The authors of the EC report, Sven Schade and Chrysi Tsinaraki, found that overall there was a relatively high level of data sharing from citizen science projects. Significantly, 38% of the respondents to their survey provided access to their raw data; 37% provided access to aggregate data and 30% provided access to both. One interesting observation in this respect was that 68% of those respondents who provided access to their raw data also included within this dataset personal identifiers of citizen contributors to the project. Such data might be advertently collected, as where individuals provide personal information with their data uploads. In some cases, the scope of personal information might be significant. Contributions to a project might include geolocation information and geodemographic details. Schade and Tsinaraki asked respondents about their practices when it came to obtaining informed consent to data collection from project participants; they found that 25% of respondents did not obtain such consent whereas 53% relied upon a generic terms of use document to obtain consent. It was not entirely clear whether the consent being sought related to privacy issues or to obtaining any necessary rights to use or disseminate the data being collected (which might, for example, include copyright protected photographs). In any event, the results of the survey suggest that there is a significant lack of attention to both privacy and IP rights issues in citizen science projects.

On the issue of data licensing, Schade and Tsinaraki found that the conditions imposed on reuse by different projects varied. A majority of those who made data available believed that the data was in the public domain, while others imposed conditions such as non-commercial or share-alike restrictions.
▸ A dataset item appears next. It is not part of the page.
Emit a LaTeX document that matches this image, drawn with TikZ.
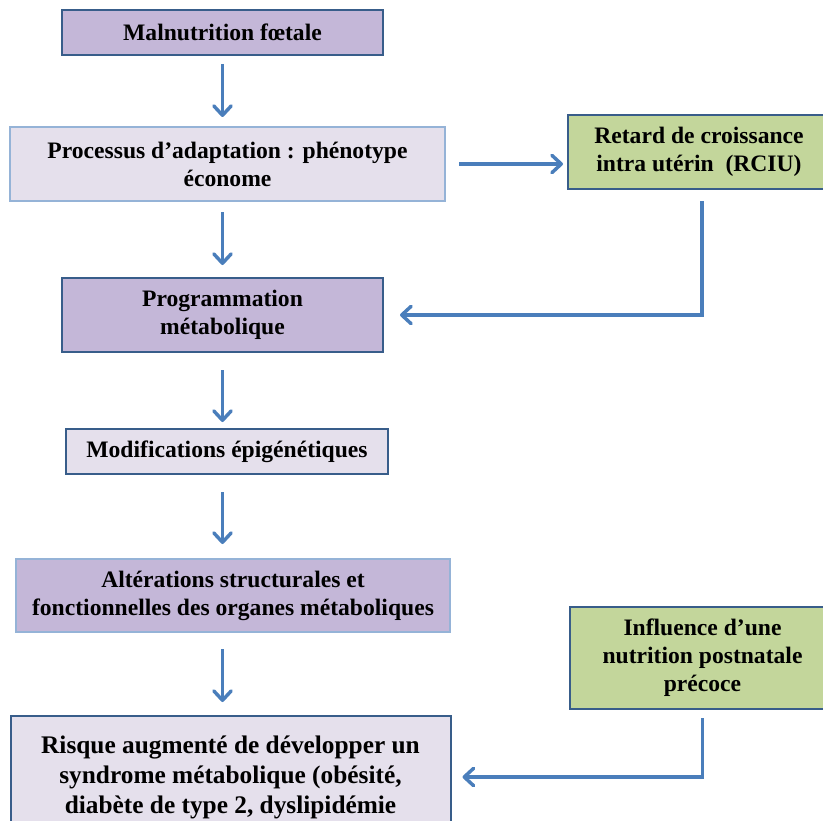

When asked which license they used to achieve these goals, 32 out of 56 respondents indicated that they used one of the commonly available template licences such as Creative Commons or Open Data Commons. A surprising number of respondents indicated that no particular licence was used. While data released in this way might be presumed to be “open”, the usefulness of the data might well be hampered by a lack of clarity regarding the scope of permitted reuse.
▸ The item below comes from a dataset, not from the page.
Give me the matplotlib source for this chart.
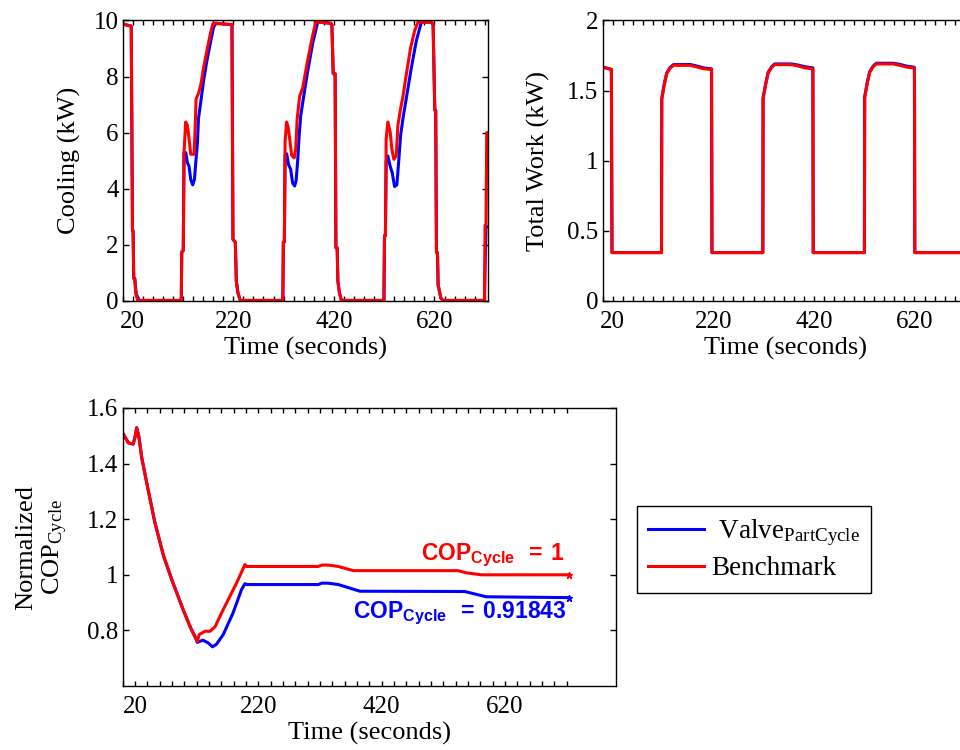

In addition to providing access to data, the authors of the Report asked whether citizen science researchers allowed open access to research results (presumably in the form of published papers and other output). While the overwhelming majority of projects indicated that they used open access options (ranging from public domain dedication to open access with conditions), Schade and Tsinaraki also found that 14 of the projects they considered used licences with terms that were not consistent with the reuse conditions that the researchers had identified. Clearly there is a need for greater support for projects in developing or choosing appropriate licences.

Although many of the projects indicated that they provided access to their data, the duration of that access was less certain. The authors found that 42% of projects intended to guarantee access to their data only within the lifespan of the project. The authors also found that 40% of projects that provide data access do not provide comprehensive metadata along with the data. This would certainly limit the value of the data for reuse. Both these issues are important in the context of citizen science projects, which are often granted-funded and temporally-limited. The ability to archive and preserve research data and to make it available for meaningful access and reuse should be part of researchers’ data management plans, and is something which should be supported by research institutions and funding agencies.

Overall, the Report provides data that suggests that the burgeoning field of citizen science needs more support when it comes to all aspects of data management. Proper data management practices will help citizen science researchers to meet their own objectives, to share their data effectively and appropriately, and to protect the rights and interests of participants.

Note: In 2015 I drafted a report, with Haewon Chung, for the Wilson Center Commons Lab titled Managing Intellectual Property Rights in Citizen Science. This report addresses many licensing issues related to the collection, sharing and reuse of citizen science data and outputs. It is available under a Creative Commons Licence.